Much of what I have learned recently came through reading books: a history book, how-to books on qualitative research, that one economics book, books on how the spiritual intersects with caring for others. And then there are all the words I’ve gratefully received from the people around me that work in the nongovernmental (NGO) sector. However, just because I’ve learned a lot doesn’t mean my application is on point.
In my first blog here, I wrote about learning that we ought to work “with” and not “for” the poor. In the world of education, it is easy to say, “Got it! I passed that test. I know that information. Let’s move on.” But good learning is so much more than that. These foundational pieces are meant to be built upon, not disappear. They are so important that we might have to check every once in a while and make sure the foundation isn’t cracking.
I considered sharing a poem I wrote recently called “Envision a Heard World.” In it, I basically critique the position that advocates for material things to be sent to those who need them, instead of also acknowledging their nonmaterial needs. I say that dignity never arrives in a box. So far so good. At the end of the poem, I wrote: “Please do not be deaf, too. / Hear our voices, / Close your eyes of self-determined vision / And hear our need to be heard.”

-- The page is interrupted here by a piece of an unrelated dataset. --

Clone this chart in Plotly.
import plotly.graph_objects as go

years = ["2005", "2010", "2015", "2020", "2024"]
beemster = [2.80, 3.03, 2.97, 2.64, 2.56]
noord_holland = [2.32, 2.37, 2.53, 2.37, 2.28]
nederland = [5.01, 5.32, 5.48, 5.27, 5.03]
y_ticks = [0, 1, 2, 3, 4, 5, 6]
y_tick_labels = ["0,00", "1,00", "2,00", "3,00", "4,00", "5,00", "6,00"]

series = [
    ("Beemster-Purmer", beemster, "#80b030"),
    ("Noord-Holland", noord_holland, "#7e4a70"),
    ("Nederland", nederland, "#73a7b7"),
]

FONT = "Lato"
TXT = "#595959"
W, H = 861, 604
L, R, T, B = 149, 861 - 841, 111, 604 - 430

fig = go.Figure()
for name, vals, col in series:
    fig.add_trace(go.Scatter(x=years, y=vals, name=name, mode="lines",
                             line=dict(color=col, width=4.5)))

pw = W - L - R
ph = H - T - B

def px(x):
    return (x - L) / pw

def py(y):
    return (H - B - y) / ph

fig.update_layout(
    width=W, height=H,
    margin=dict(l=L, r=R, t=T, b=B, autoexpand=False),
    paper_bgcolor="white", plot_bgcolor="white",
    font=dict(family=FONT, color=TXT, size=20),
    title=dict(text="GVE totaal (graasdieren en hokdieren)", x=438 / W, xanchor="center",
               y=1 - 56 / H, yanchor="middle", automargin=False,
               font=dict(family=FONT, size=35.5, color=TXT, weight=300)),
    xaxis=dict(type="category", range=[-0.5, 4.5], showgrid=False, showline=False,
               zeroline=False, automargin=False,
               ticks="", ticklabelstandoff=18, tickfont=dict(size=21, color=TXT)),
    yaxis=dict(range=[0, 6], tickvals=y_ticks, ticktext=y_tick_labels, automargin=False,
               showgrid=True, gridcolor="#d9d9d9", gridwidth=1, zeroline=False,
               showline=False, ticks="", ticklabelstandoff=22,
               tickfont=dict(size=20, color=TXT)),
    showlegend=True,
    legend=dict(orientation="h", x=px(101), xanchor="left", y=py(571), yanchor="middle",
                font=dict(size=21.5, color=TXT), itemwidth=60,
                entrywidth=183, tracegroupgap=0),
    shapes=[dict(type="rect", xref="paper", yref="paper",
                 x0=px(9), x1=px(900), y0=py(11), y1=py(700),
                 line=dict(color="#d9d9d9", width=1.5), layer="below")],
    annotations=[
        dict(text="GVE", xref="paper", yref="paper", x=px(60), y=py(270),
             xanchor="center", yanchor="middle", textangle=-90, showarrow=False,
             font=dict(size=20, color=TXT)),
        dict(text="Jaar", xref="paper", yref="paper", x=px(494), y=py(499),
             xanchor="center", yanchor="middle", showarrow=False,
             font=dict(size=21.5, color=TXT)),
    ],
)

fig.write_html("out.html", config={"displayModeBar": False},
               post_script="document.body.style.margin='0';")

When I wrote this and read through it again the first few times, I saw nothing wrong with it. This time, though, I realized that I used my voice to cloud the voices of those who want to speak for themselves. Not good. In fact, that goes against everything I want to do and achieve. There is a time to advocate or speak on behalf of someone when you are acting as a mediator, but this is not an appropriate way of doing that.
One of the important things I learned in creative writing classes in college is that form needs to match function. If you are trying to say something, use a format that works with the point you are trying to make. I broke this rule when I used quotations in this poem, inserting my own power over the voices of those I did not even speak to. Those words were never said outside of my head. If I appeal to my audience in my own voice on behalf of others, perhaps that could be done in a way that does not trample on their own words.

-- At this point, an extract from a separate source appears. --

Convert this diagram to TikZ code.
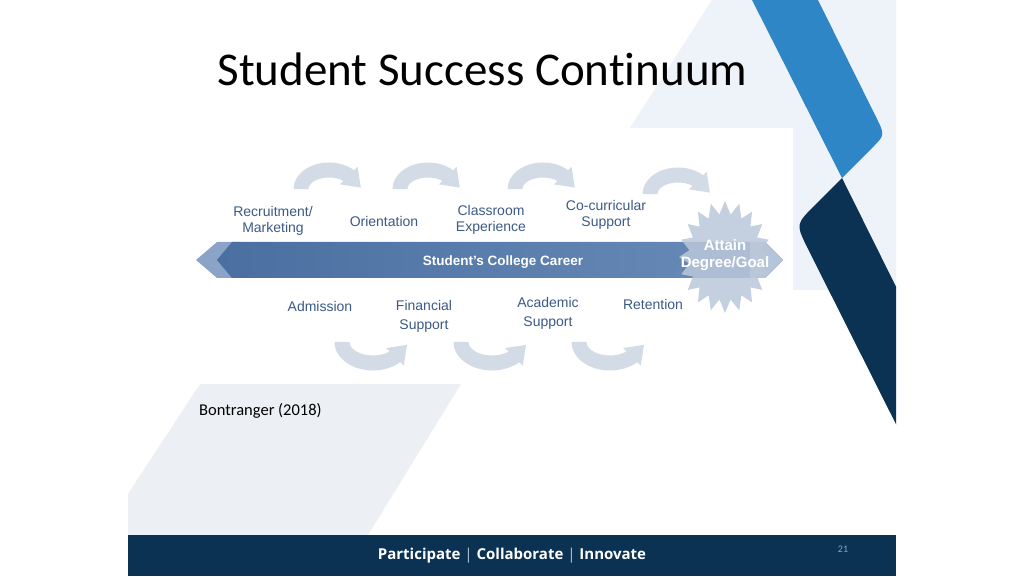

So this is my confession. I am still learning and always will be. But I hope the cracks in my foundation are being filled with good cement so that I can build and advocate in a way that reflects the people I’m trying to love. This is also my warning, a little piece of advice to myself and others: don’t let words like this slip in through the back door of your mind and out of your mouth or onto a page. Yes, speak for yourself. And speak with others and sometimes about their stories when appropriate. But do not speak for them. They are capable of that. And if they need a megaphone, maybe your role is just to hand it to them without saying a word.